L’invidia è un tema che ricorre spesso nel film. Non a caso, il regista sceglie di mostrare la celebre tappa di Oropa quando il gruppo accelerò non appena Pantani ebbe un guasto alla catena. Li riprese tutti, uno ad uno, passò davanti ai volti tirati di Gotti e Savoldelli, quello quasi ammirato di Jalabert, e vinse. Quando venne fermato, era maglia rosa, maglia verde, maglia ciclamino.

Chissà quanto varrebbe oggi la scritta che Marco disegnò nella sua stanza e che la madre un giorno decise di cancellare: “A Campiglio la Madonna non c’era. M’hanno fregato”. Lo trovarono con l’ematocrito a 52. Fu fermato. Lo visse come un tradimento. E forse lo fu.

Il film è il racconto dell’ambiente di Pantani. E non può non partire da Campiglio. Dagli amici. Dallo sgomento. Dalla rabbia. Il tradimento dei giornalisti, in primis Candido Cannavò allora direttore della Gazzetta. Gli vennero meno le risorse che gli avevano consentito di ripartire dopo una serie di cadute ed eventi sfortunati che avrebbero dissuaso chiunque a tornare in bici. ;Lo disse subito: «Stavolta non mi riprendo». E così fu. «Essere ferito nei sentimenti è più importante che nel fisico», dice nel film.

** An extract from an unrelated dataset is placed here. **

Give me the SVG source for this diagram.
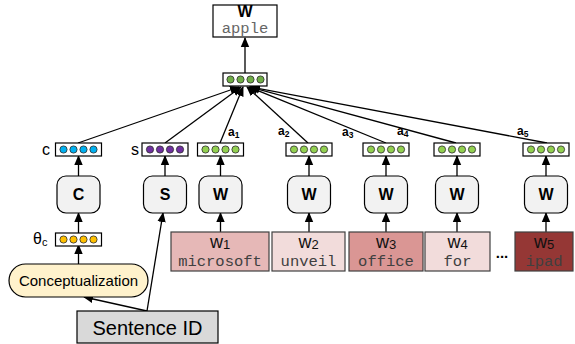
<svg xmlns="http://www.w3.org/2000/svg" xmlns:xlink="http://www.w3.org/1999/xlink" width="575" height="344" viewBox="0 0 575 344">
<style>
  .sans{font-family:"Liberation Sans",Arial,sans-serif;}
  .mono{font-family:"Liberation Mono","Courier New",monospace;}
  .vbox{fill:#fff;stroke:#000;stroke-width:1.2;}
  .dot{stroke:#2b2b2b;stroke-width:0.8;}
  .rbox{fill:#f2f2f2;stroke:#000;stroke-width:1.2;}
  .wbox{stroke:#404040;stroke-width:1.2;}
  .conn{stroke:#000;stroke-width:1.3;fill:none;}
  .lab{font-family:"Liberation Sans",Arial,sans-serif;font-size:16px;fill:#000;}
  .alab{font-family:"Liberation Sans",Arial,sans-serif;font-size:12px;font-weight:bold;fill:#000;}
  .bold{font-family:"Liberation Sans",Arial,sans-serif;font-size:16px;font-weight:bold;fill:#000;text-anchor:middle;}
  .wt{font-family:"Liberation Sans",Arial,sans-serif;font-size:18px;fill:#111;text-anchor:middle;}
  .wm{font-family:"Liberation Mono","Courier New",monospace;font-size:15.5px;fill:#404040;text-anchor:middle;}
</style>
<defs>
  <marker id="ah" markerUnits="userSpaceOnUse" markerWidth="10" markerHeight="10" viewBox="0 0 10 10" refX="9" refY="5" orient="auto">
    <path d="M0,0.8 L10,5 L0,9.2 Z" fill="#000"/>
  </marker>
  <g id="vec">
    <rect class="vbox" x="0" y="0" width="46" height="13"/>
    <circle class="dot" cx="8" cy="6.5" r="3.6"/>
    <circle class="dot" cx="18" cy="6.5" r="3.6"/>
    <circle class="dot" cx="28" cy="6.5" r="3.6"/>
    <circle class="dot" cx="38" cy="6.5" r="3.6"/>
  </g>
  <g id="rb">
    <rect class="rbox" x="0" y="0" width="43" height="37" rx="9" ry="9"/>
  </g>
</defs>

<g id="connectors">
  <line class="conn" x1="245" y1="73" x2="245" y2="38" marker-end="url(#ah)"/>
  <line class="conn" x1="78" y1="143" x2="239" y2="87" marker-end="url(#ah)"/>
  <line class="conn" x1="165" y1="143" x2="241" y2="87" marker-end="url(#ah)"/>
  <line class="conn" x1="220" y1="143" x2="243" y2="87" marker-end="url(#ah)"/>
  <line class="conn" x1="308" y1="143" x2="247" y2="87" marker-end="url(#ah)"/>
  <line class="conn" x1="386" y1="143" x2="249" y2="87" marker-end="url(#ah)"/>
  <line class="conn" x1="456" y1="143" x2="250" y2="87" marker-end="url(#ah)"/>
  <line class="conn" x1="547" y1="143" x2="251" y2="87" marker-end="url(#ah)"/>
  <line class="conn" x1="78.5" y1="176" x2="78.5" y2="156" marker-end="url(#ah)"/>
  <line class="conn" x1="165" y1="176" x2="165" y2="156" marker-end="url(#ah)"/>
  <line class="conn" x1="220.5" y1="176" x2="220.5" y2="156" marker-end="url(#ah)"/>
  <line class="conn" x1="309" y1="176" x2="309" y2="156" marker-end="url(#ah)"/>
  <line class="conn" x1="386" y1="176" x2="386" y2="156" marker-end="url(#ah)"/>
  <line class="conn" x1="457" y1="176" x2="457" y2="156" marker-end="url(#ah)"/>
  <line class="conn" x1="546" y1="176" x2="546" y2="156" marker-end="url(#ah)"/>
  <line class="conn" x1="78.5" y1="233" x2="78.5" y2="213" marker-end="url(#ah)"/>
  <line class="conn" x1="78.5" y1="264" x2="78.5" y2="245" marker-end="url(#ah)"/>
  <line class="conn" x1="220.5" y1="232" x2="220.5" y2="213" marker-end="url(#ah)"/>
  <line class="conn" x1="309" y1="232" x2="309" y2="213" marker-end="url(#ah)"/>
  <line class="conn" x1="386" y1="232" x2="386" y2="213" marker-end="url(#ah)"/>
  <line class="conn" x1="457" y1="232" x2="457" y2="213" marker-end="url(#ah)"/>
  <line class="conn" x1="546" y1="232" x2="546" y2="213" marker-end="url(#ah)"/>
  <line class="conn" x1="147" y1="311" x2="84" y2="297" marker-end="url(#ah)"/>
  <line class="conn" x1="147" y1="311" x2="163" y2="213" marker-end="url(#ah)"/>
</g>

<g id="target">
  <rect x="213" y="5" width="64" height="32" fill="#fff" stroke="#000" stroke-width="1.2"/>
  <text class="bold" x="245" y="17" font-size="14">W</text>
  <text class="mono" x="245" y="33" font-size="15.5" fill="#666" text-anchor="middle">apple</text>
</g>

<g id="pool">
  <rect class="vbox" x="223" y="73" width="44" height="13"/>
  <circle class="dot" cx="230.5" cy="79.5" r="3.6" fill="#70ad47"/>
  <circle class="dot" cx="240.5" cy="79.5" r="3.6" fill="#70ad47"/>
  <circle class="dot" cx="250.5" cy="79.5" r="3.6" fill="#70ad47"/>
  <circle class="dot" cx="260.5" cy="79.5" r="3.6" fill="#70ad47"/>
</g>

<g id="vec-c"><use xlink:href="#vec" href="#vec" x="55.5" y="143" fill="#00b0f0"/><text class="lab" x="42" y="155">c</text></g>
<g id="vec-s"><use xlink:href="#vec" href="#vec" x="142" y="143" fill="#7030a0"/><text class="lab" x="131" y="155">s</text></g>
<g id="vec-a1"><use xlink:href="#vec" href="#vec" x="197.5" y="143" fill="#92d050"/><text class="alab" x="228" y="136">a<tspan font-size="8.5" dy="2">1</tspan></text></g>
<g id="vec-a2"><use xlink:href="#vec" href="#vec" x="286" y="143" fill="#92d050"/><text class="alab" x="278" y="135">a<tspan font-size="8.5" dy="2">2</tspan></text></g>
<g id="vec-a3"><use xlink:href="#vec" href="#vec" x="363" y="143" fill="#92d050"/><text class="alab" x="342" y="136">a<tspan font-size="8.5" dy="2">3</tspan></text></g>
<g id="vec-a4"><use xlink:href="#vec" href="#vec" x="434" y="143" fill="#92d050"/><text class="alab" x="397" y="135">a<tspan font-size="8.5" dy="2">4</tspan></text></g>
<g id="vec-a5"><use xlink:href="#vec" href="#vec" x="523" y="143" fill="#92d050"/><text class="alab" x="517" y="135">a<tspan font-size="8.5" dy="2">5</tspan></text></g>

<g id="box-C"><use xlink:href="#rb" href="#rb" x="57" y="176"/><text class="bold" x="78.5" y="200">C</text></g>
<g id="box-S"><use xlink:href="#rb" href="#rb" x="143.5" y="176"/><text class="bold" x="165" y="200">S</text></g>
<g id="box-W1"><use xlink:href="#rb" href="#rb" x="199" y="176"/><text class="bold" x="220.5" y="200">W</text></g>
<g id="box-W2"><use xlink:href="#rb" href="#rb" x="287.5" y="176"/><text class="bold" x="309" y="200">W</text></g>
<g id="box-W3"><use xlink:href="#rb" href="#rb" x="364.5" y="176"/><text class="bold" x="386" y="200">W</text></g>
<g id="box-W4"><use xlink:href="#rb" href="#rb" x="435.5" y="176"/><text class="bold" x="457" y="200">W</text></g>
<g id="box-W5"><use xlink:href="#rb" href="#rb" x="524.5" y="176"/><text class="bold" x="546" y="200">W</text></g>

<g id="vec-theta"><use xlink:href="#vec" href="#vec" x="55.5" y="233" fill="#ffc000"/><text class="lab" x="33" y="244" font-size="17">θ<tspan font-size="11" dy="2">c</tspan></text></g>

<g id="concept">
  <rect x="9" y="264" width="139" height="33" rx="16.5" ry="16.5" fill="#fff2cc" stroke="#000" stroke-width="1.2"/>
  <text class="sans" x="78.5" y="286" font-size="15" text-anchor="middle">Conceptualization</text>
</g>

<g id="sentence">
  <rect x="77" y="311" width="141" height="32" fill="#d9d9d9" stroke="#000" stroke-width="1.2"/>
  <text class="sans" x="147.5" y="335" font-size="20" text-anchor="middle">Sentence ID</text>
</g>

<g id="word1"><rect class="wbox" x="171" y="232" width="98" height="39" fill="#e6b8b7"/><text class="wt" x="220" y="248">w<tspan font-size="13" dy="1">1</tspan></text><text class="wm" x="220" y="266">microsoft</text></g>
<g id="word2"><rect class="wbox" x="272" y="232" width="73" height="39" fill="#f2dcdb"/><text class="wt" x="308.5" y="248">w<tspan font-size="13" dy="1">2</tspan></text><text class="wm" x="308.5" y="266">unveil</text></g>
<g id="word3"><rect class="wbox" x="349" y="232" width="74" height="39" fill="#da9694"/><text class="wt" x="386" y="248">w<tspan font-size="13" dy="1">3</tspan></text><text class="wm" x="386" y="266">office</text></g>
<g id="word4"><rect class="wbox" x="425" y="232" width="65" height="39" fill="#f2dcdb"/><text class="wt" x="457.5" y="248">w<tspan font-size="13" dy="1">4</tspan></text><text class="wm" x="457.5" y="266">for</text></g>
<text class="sans" x="502" y="258" font-size="15" font-weight="bold" text-anchor="middle">...</text>
<g id="word5"><rect class="wbox" x="515" y="232" width="58" height="39" fill="#953735"/><text class="wt" x="544" y="248">w<tspan font-size="13" dy="1">5</tspan></text><text class="wm" x="544" y="266" fill="#3a1a18">ipad</text></g>
</svg>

Eppure tornò, vinse contro Armstrong al Mont Ventoux, al Tour. «Lo chiamava l’americano. Marco era al 70%. Non è più stato lui dopo Campiglio. Le persone neanche sanno che lui non è mai stato trovato positivo all’antidoping».

Il film è un’immersione nel mondo semplice della Romagna. Gli amici raccontano la sua fidanzata danese. «Faceva la cubista, ma ballava con la muta».

È bello il film. C’è Pantani, la sua terra. C’è anche il ciclismo. Soprattutto, ci sono solo le persone che gli hanno voluto bene. Fa venire voglia di tornare in quei luoghi, di andare a incontrare quei volti genuini. E parlare di Pantani per ore.